How does the person interact with his or her parents?

With respect and honor? And, if the parents are lost, and hostile to Christianity, does the person respond to them with love, compassion, and respect inspite of the difficult circumstances?

What is the person's interest in spiritual things?

Would he or she be self motivated to study God's Word, or does the person do it because you want to do it?

Does the person have a heart for evangelism? Is his or her thoughts directed toward the proclaimation of Christ to lost family members and friends?

Does the individual enjoy good preaching and teaching?

How does the person take correction when confronted about some sin in his or her life?

Does the person respond with humility (even when the confronter has judged wrong), or with self righteous indignation?

How does the person handle finances? Is he or she constantly in debt?

Is the person consistently discontent with his or her financial situation?

Does the person live with in his or her means, never spending more than what is available?
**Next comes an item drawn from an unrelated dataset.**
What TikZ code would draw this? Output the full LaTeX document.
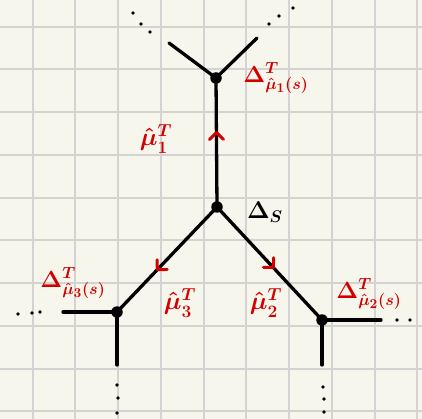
\documentclass[tikz,border=0pt]{standalone}
\usetikzlibrary{decorations.markings}
\definecolor{paper}{HTML}{F7F6EC}
\definecolor{gridc}{HTML}{D3D3D3}
\definecolor{ink}{HTML}{D40000}
\begin{document}
\begin{tikzpicture}[x=1pt,y=-1pt,
  vtx/.style={circle,fill=black,inner sep=0pt,minimum size=11.5pt},
  edge/.style={line width=3.3pt,black,line cap=round},
  dotm/.style={circle,fill=black,inner sep=0pt,minimum size=3.8pt},
  lab/.style={text=ink,inner sep=0pt,font=\LARGE\boldmath,scale=1.45},
  dlab/.style={text=ink,inner sep=0pt,font=\LARGE\boldmath,scale=1.35},
  mk/.style={postaction={decorate},decoration={markings,
     mark=at position #1 with {\draw[ink,line width=3pt,line cap=round,line join=round] (-6,7)--(1,0)--(-6,-7);}}}
]
\useasboundingbox (0,0) rectangle (422,419);
\fill[paper] (0,0) rectangle (422,419);
\foreach \i in {-1,...,9}{
  \draw[gridc,line width=2pt] ({32.7+42.75*\i},0) -- ({32.7+42.75*\i},419);
  \draw[gridc,line width=2pt] (0,{26.7+42.75*\i}) -- (422,{26.7+42.75*\i});
}
% vertices
\node[vtx] (c) at (217,207) {};
\node[vtx] (t) at (216,78) {};
\node[vtx] (l) at (117,312) {};
\node[vtx] (r) at (322,320) {};
% free ends
\coordinate (tl) at (169,43);
\coordinate (tr) at (257,38);
\coordinate (lw) at (63,312);
\coordinate (ld) at (117,365);
\coordinate (re) at (381,320);
\coordinate (rd) at (322,365);
% edges
\draw[edge,mk=0.57] (c.center) -- (t.center);
\draw[edge,mk=0.59] (c.center) -- (l.center);
\draw[edge,mk=0.53] (c.center) -- (r.center);
\draw[edge] (t.center) -- (tl);
\draw[edge] (t.center) -- (tr);
\draw[edge] (l.center) -- (lw);
\draw[edge] (l.center) -- (ld);
\draw[edge] (r.center) -- (re);
\draw[edge] (r.center) -- (rd);
% dots
\foreach \p/\n in {{(133,13)}/a1,{(141,24)}/a2,{(150,32)}/a3,
                   {(269,24)}/b1,{(279,16)}/b2,{(293,8)}/b3,
                   {(18,314)}/c1,{(32,313)}/c2,{(40,312)}/c3,
                   {(117,385)}/d1,{(118,398)}/d2,{(117,413)}/d3,
                   {(397,320)}/e1,{(410,320)}/e2,
                   {(323,387)}/f1,{(324,399)}/f2,{(324,412)}/f3}
  \node[dotm] (\n) at \p {};
% labels
\node[dlab] (L1) at (276,78) {$\Delta^{T}_{\hat\mu_1(s)}$};
\node[lab] (M1) at (156,139) {$\hat\mu_1^{T}$};
\node[inner sep=0pt,font=\LARGE\boldmath,scale=1.4] (DS) at (265,212) {$\Delta_S$};
\node[dlab] (L3) at (73,283) {$\Delta^{T}_{\hat\mu_3(s)}$};
\node[lab] (M3) at (180,303) {$\hat\mu_3^{T}$};
\node[lab] (M2) at (266,303) {$\hat\mu_2^{T}$};
\node[dlab] (L2) at (369,294) {$\Delta^{T}_{\hat\mu_2(s)}$};
\end{tikzpicture}
\end{document}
Granted, there could be many other thoughts added, but these are just a few questions I would ask myself when I was considering marriage. Additionally, these questions are not necessarily hard a fast rules. We should aways provide room for personal growth and maturity. Just because a guy has a temper toward any personal rebukes or a gal has bitterness toward her abusive mother, does not mean the person is unmarriageable. The issue comes down to the heart. Is the person's direction in life to grow toward Christ-likeness? That is the key. If that is true, then how long a fellow waits to ask a lady's hand in marriage is up to him. Bearing, of course, that she will give it to him.